Hardly 500 feet away is the house of Kappa Kappa Gamma sorority. I know Kappa has been in the news lately; and it really sucks to be them right now (unless you like embarrassment over attention). The sorority’s Cornell (Psi) chapter was founded in 1883, and moved into the current house in 1921 [9]. The chapter was inactive from 1969 to 1977, a time period well-known for its anti-Greek sentiment.

Louie’s Lunch was founded in around 1918 by Louie Zounakos, who emigrated to NYC from Greece, and later moved up to Ithaca. The original Louie operated the truck up until 1955 [10]. The original truck was replaced in the late 1940s. The truck was then owned by the Machen family until 1997, and is now currently operated by Ron Beck. I do have a preference to one truck over the other, but I won’t say which.


Photo courtesy of “Greetings from Ithaca”

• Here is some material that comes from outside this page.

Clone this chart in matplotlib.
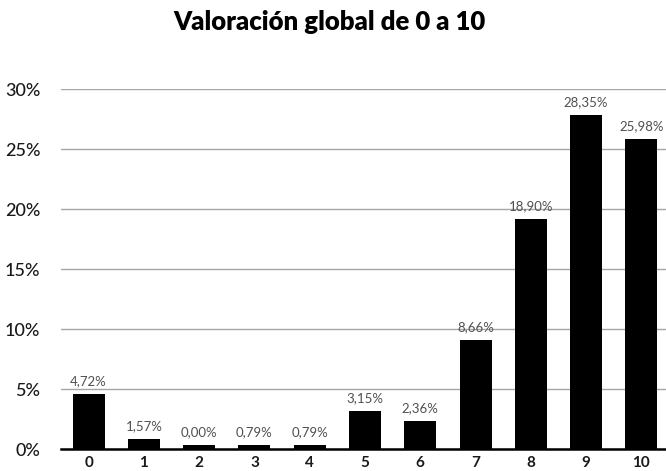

The house of Zeta Psi fraternity. The house, built in 1930, was originally that of Theta Xi. Zeta Psi, meanwhile, has the distinction of being the first fraternity founded by Cornell, even if it was decided by a coin flip (see the entry for Chi Phi). The chapter built a luxurious house in 1891 on the corner of Williams Street and Stewart Avenue, but moved out in the 1940s due to low numbers as brothers left to go fight in WWII. The original house burnt down in the late 1940s, and was replaced by a parking lot. In the meanwhile, Zeta Psi lived with Young Israel for a short while before moving into 660 Stewart Avenue in the late 1950s. A donation from a wealthy alumnus allowed them to buy the current house in 1972 [11].